Богатырски плечистый, среднего роста, с короткой шеей, капитан Домин смотрел на переводчика из «Интуриста», почти седого человека с утонченным лицом — Валентина Углова. Валентин знал девять языков, но никогда не подчеркивал своей эрудиции и отличался молчаливостью. В прошлом отличный врач, он не устоял перед любовью к языкам, а романтика привела его сюда. До того как вошли Кулашвили с Никитиным, здесь в кабинете спорили. Домин, перебирая страницы только что изъятых заграничных журналов, говорил:
— Ты перевел мне нюансы их мыслей. А есть ли они?
— В том-то и дело, Леня!

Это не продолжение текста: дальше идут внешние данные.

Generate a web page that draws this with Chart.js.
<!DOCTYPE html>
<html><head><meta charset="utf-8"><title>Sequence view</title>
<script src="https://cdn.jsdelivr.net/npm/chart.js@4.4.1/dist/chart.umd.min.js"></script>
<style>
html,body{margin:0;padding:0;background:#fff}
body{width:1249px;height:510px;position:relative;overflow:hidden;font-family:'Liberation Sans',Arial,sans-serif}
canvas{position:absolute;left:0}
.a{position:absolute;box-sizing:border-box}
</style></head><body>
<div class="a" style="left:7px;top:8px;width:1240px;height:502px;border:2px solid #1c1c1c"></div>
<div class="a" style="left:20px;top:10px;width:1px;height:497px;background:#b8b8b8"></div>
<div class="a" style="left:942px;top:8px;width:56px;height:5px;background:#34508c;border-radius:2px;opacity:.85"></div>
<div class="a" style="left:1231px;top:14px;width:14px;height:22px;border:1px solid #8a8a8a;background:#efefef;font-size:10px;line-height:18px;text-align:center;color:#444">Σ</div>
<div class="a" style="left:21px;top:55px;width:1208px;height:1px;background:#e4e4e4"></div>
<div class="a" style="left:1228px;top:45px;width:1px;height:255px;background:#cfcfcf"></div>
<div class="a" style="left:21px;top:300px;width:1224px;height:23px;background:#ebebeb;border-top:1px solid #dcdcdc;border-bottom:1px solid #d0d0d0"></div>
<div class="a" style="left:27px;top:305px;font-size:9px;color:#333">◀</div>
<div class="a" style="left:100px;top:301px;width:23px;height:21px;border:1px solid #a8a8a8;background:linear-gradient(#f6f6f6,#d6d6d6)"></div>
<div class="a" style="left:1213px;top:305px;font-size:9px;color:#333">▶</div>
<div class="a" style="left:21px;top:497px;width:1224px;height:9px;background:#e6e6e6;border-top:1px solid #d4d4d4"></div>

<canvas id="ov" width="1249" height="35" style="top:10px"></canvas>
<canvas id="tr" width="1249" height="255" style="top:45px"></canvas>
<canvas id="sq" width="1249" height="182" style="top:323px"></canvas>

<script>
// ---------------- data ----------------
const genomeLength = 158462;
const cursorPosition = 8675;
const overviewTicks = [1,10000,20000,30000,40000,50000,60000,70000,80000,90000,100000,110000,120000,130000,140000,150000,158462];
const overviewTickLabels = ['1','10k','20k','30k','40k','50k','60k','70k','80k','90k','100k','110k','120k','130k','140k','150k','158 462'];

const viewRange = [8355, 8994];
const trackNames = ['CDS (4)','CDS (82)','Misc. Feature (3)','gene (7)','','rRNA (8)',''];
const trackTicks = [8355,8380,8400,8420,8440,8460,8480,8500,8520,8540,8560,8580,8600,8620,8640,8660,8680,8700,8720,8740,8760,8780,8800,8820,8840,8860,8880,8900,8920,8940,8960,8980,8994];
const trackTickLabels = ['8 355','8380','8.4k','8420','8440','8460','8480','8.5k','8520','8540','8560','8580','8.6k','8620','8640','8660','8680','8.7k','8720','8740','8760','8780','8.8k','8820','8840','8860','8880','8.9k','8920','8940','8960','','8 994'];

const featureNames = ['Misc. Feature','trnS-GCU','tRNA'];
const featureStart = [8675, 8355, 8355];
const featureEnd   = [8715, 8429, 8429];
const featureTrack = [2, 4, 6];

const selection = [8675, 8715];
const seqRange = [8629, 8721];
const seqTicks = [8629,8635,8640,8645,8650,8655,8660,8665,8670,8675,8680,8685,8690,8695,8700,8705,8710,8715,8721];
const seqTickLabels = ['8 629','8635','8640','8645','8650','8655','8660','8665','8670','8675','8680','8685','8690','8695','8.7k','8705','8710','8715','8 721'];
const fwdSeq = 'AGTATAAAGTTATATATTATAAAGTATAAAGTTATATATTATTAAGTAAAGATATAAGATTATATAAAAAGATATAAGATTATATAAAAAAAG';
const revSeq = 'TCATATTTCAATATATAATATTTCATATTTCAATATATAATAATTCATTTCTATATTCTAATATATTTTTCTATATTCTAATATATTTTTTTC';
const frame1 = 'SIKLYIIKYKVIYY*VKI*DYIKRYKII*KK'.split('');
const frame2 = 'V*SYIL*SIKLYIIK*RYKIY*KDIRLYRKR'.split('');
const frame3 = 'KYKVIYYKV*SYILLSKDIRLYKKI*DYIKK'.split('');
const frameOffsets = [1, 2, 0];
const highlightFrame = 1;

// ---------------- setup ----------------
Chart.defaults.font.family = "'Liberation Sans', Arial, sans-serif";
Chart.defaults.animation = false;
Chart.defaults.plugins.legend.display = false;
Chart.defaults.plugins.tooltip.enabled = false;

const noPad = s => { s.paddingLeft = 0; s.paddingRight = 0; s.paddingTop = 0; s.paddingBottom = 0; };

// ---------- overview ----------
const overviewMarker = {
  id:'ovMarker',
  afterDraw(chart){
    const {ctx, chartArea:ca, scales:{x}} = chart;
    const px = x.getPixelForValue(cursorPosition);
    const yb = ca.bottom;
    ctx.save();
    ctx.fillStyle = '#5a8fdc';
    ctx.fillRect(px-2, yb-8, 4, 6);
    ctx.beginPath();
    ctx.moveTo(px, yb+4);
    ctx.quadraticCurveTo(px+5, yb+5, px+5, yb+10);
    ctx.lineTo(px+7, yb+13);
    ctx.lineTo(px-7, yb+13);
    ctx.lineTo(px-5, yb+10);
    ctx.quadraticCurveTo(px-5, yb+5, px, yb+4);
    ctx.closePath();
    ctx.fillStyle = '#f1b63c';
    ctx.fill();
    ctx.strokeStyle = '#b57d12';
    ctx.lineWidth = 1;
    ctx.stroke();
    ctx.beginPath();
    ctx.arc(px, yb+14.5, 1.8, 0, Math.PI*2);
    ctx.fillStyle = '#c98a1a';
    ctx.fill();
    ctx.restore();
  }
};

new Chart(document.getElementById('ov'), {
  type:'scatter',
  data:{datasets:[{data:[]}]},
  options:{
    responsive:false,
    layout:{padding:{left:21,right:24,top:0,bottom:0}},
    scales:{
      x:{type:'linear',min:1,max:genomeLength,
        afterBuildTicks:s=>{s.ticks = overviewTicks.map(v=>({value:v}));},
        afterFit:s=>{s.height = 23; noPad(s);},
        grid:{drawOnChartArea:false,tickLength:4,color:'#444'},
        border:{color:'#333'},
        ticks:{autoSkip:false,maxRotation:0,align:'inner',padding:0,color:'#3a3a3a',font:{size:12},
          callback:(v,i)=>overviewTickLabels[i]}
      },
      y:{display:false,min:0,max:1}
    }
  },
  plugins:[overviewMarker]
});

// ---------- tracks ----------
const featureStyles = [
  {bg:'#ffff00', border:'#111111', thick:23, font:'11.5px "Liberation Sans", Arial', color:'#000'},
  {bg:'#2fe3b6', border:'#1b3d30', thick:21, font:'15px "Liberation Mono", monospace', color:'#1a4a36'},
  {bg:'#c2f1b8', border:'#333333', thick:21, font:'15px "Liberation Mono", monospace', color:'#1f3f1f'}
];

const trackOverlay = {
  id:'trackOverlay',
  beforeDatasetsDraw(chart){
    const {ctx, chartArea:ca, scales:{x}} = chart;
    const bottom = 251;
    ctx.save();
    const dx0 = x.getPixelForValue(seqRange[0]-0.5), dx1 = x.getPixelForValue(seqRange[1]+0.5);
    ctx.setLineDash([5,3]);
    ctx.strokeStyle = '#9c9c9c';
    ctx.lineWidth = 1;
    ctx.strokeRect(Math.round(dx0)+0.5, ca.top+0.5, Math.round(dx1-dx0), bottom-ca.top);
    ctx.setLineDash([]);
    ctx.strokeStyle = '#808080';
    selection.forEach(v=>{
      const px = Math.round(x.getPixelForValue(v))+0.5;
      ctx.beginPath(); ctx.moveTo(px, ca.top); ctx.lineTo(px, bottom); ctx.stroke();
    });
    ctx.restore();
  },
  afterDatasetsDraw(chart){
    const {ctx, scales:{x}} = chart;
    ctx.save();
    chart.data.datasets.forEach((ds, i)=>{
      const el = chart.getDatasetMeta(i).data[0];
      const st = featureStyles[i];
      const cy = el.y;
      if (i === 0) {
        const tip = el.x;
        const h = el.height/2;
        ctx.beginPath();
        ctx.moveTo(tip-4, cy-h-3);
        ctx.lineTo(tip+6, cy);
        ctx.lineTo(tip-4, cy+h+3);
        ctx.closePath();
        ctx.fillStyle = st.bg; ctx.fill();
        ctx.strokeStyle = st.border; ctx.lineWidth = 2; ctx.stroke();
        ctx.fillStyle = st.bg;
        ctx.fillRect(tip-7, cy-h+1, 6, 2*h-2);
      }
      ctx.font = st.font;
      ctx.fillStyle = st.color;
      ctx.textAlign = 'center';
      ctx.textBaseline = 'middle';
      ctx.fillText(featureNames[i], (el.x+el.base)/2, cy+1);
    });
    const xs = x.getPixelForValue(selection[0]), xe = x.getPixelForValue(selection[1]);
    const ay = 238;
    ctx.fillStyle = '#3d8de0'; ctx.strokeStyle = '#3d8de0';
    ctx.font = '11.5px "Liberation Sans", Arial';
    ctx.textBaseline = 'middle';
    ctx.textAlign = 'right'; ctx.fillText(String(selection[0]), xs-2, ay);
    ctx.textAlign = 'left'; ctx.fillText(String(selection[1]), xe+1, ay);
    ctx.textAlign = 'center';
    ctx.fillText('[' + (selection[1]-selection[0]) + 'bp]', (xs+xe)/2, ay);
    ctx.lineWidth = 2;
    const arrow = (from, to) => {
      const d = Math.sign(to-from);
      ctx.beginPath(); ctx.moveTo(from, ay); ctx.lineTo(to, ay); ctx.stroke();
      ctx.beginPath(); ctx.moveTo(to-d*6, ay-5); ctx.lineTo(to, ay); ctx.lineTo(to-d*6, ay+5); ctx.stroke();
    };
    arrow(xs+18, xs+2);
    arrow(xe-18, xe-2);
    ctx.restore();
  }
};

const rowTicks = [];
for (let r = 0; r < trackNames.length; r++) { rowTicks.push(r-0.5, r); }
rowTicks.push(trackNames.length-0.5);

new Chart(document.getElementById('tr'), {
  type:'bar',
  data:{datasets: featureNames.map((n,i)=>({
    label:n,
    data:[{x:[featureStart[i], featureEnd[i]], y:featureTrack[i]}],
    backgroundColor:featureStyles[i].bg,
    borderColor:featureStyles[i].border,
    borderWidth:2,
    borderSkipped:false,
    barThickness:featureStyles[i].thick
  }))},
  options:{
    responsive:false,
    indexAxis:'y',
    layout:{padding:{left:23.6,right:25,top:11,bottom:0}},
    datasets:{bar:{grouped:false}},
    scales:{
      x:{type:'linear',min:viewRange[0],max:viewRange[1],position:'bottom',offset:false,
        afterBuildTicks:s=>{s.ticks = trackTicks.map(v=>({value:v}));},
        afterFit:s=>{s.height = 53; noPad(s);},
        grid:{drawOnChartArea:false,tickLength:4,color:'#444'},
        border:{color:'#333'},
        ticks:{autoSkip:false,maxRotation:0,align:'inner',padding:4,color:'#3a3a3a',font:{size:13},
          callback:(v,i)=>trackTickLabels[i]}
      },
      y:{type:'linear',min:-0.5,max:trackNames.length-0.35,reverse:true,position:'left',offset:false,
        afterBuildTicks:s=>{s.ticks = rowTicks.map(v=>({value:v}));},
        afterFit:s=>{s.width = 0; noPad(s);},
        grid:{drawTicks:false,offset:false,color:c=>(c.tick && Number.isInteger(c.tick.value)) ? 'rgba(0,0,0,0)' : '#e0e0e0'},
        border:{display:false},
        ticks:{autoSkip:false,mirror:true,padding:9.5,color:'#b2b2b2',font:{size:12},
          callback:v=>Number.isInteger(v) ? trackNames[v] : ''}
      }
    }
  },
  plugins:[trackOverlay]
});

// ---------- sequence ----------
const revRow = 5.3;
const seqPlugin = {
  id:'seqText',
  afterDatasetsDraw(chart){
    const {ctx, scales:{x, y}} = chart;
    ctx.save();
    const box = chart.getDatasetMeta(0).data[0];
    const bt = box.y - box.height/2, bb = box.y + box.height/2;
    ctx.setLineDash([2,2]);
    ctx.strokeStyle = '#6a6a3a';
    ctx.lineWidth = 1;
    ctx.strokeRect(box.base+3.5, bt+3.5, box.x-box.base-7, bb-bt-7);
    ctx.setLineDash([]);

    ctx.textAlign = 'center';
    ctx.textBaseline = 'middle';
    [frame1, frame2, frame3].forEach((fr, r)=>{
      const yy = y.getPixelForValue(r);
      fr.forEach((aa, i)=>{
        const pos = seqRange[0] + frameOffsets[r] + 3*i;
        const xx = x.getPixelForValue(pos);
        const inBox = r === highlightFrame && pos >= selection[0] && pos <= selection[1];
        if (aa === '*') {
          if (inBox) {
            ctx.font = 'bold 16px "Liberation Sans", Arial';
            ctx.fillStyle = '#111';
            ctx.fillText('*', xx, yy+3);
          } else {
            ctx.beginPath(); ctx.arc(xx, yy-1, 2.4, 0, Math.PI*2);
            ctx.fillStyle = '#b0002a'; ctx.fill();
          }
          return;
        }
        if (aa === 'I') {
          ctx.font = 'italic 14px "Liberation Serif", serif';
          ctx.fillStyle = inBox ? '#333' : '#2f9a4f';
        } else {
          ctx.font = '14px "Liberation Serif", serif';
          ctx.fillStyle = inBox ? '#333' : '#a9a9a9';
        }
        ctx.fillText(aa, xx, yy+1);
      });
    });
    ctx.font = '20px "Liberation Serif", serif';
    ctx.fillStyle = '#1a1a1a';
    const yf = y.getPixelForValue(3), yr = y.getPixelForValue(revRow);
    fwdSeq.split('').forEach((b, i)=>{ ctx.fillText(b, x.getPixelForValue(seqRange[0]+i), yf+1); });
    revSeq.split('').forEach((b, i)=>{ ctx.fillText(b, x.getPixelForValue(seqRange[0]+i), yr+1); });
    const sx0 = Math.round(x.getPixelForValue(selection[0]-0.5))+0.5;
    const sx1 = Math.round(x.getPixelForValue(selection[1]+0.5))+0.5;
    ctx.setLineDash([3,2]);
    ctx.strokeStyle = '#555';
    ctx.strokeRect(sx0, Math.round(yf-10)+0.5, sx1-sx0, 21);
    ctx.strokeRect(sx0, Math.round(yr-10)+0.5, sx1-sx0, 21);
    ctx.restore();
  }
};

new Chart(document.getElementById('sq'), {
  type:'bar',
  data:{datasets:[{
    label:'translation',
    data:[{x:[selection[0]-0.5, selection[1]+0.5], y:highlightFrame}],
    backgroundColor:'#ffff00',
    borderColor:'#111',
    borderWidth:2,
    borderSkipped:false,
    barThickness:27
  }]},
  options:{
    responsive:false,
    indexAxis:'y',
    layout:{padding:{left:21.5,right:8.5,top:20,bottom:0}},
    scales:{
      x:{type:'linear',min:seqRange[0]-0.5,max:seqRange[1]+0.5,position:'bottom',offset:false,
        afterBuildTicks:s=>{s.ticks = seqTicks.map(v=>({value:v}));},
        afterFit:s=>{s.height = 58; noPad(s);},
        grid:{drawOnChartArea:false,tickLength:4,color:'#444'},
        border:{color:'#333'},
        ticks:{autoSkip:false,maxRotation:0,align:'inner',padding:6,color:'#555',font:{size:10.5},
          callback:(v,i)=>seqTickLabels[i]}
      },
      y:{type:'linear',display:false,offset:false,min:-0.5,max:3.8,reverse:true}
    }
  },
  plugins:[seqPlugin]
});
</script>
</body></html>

Они убеждены в своей правоте. И потому так опасны.
— Насколько опасны — знаю, — прервал Домин. — Но можно искренне заблуждаться! Иностранцы, побыв в нашей стране, иначе начинают смотреть на нас.
— Иначе смотреть — еще не значит измениться.
— Странно, ты гражданский человек, Валентин, а мыслишь более жестко, чем я, пограничник. Эти писаки, по-моему, уверены лишь в одном: надо быть сытыми любой ценой. Им платят за антисоветчину, они и несут ее.
— Нет, нет! И мысли их острее, и оружие у них тоньше. — Валентин улыбнулся, увидев мокрые лица и мокрые плащ-накидки входящих Кулашвили и Никитина. — Новые материалы?
— Товарищ капитан!.. — Кулашвили доложил обо всем, что произошло на дежурстве. Потом он положил на стол материалы, переданные проводницей Ольгой Нефедовой и Олеником, рассказал о неизвестном в форме железнодорожника. Никитин удивился, когда Михаил Варламович по порядку перечислил фамилии и сведения о встреченных по дороге.
Домин в записной книжке делал пометки.
Разворачивая журналы и антисоветские листовки, принесенные старшиной, капитан с трудом удержался, чтобы брезгливо не отдернуть руку, и как бы вскользь заметил:
— Кстати, оптический прицел и двуствольный пистолет, изъятые вами позавчера, американского производства. Акт на них составлен. Но это потом. Сегодня изъято сто девять экземплярчиков враждебной литературы. В том числе и «старые» наши знакомые: газеты, журналы и ворох вульгарщины. — Домин поморщился. — А ты говоришь — убеждения! — непоследовательно обратился он к Валентину. — Какие к черту убеждения! Это растлители! Наверное, сами себе отвратительны после этой похабщины. — Он вызывающе посмотрел на обложку, на которой бесстыдно раскинулись обнаженные женщины. Домин мотнул головой, точно это было ему личным оскорблением. Давно бы надо капитану притерпеться… По долгу службы с Валентином, перелистывая снимки голых проституток всех рангов и национальностей, он чувствовал, что происходит святотатство, кощунство, превращение женщин в животное. Продавшись сами, они словно кричали, что продажны все. Налистаешься таких журналов, и словно тебя опоили каким-то отравленным зельем: все сброшено со своих пьедесталов, святынь нет. Есть ее величество похоть! И только ей поклоняется все живое!
Вихрем пролетели эти мысли в голове Домина. Он смущенно посмотрел на Никитина, будто прося прощения у него за грязь этого чуждого мира.
Валентин вздохнул.
Лицо Домина приняло строгое выражение, и он обратился к Никитину:
— Первый раз в наряде?
— Первый! — ответил за Никитина Кулашвили. Он сделал сильной рукой короткий отметающий жест, как бы отбросил прочь эти журналы, и празднично горделивым голосом продолжал: — В первый раз… и такая удача! Удача! Понимаете, — Михаил обращался и к Домину, и к Углову, — в первый же выход он обнаружил в куче угля сверток и нацелил меня на топку. — Кулашвили восторженно посмотрел на новичка. — Молодец!
Евгений подтянулся: эта похвала поднимала его, выпрямляла, придавала силы. Лицо Домина прояснилось.
— Молодчага! Так держать!
Евгений вышел на отлакированную дождем и огнями платформу, развернул плечи. Ему показалось, что он стал даже выше ростом. Теперь он может написать брату пограничнику, что, мол, и он не лыком шит. И маме напишет, порадует! Не зря и сам так радовался, когда попал служить в погранвойска!
Если бы Евгений увидел себя со стороны, он обязательно заметил бы, насколько тверже стала его походка, зорче взгляд.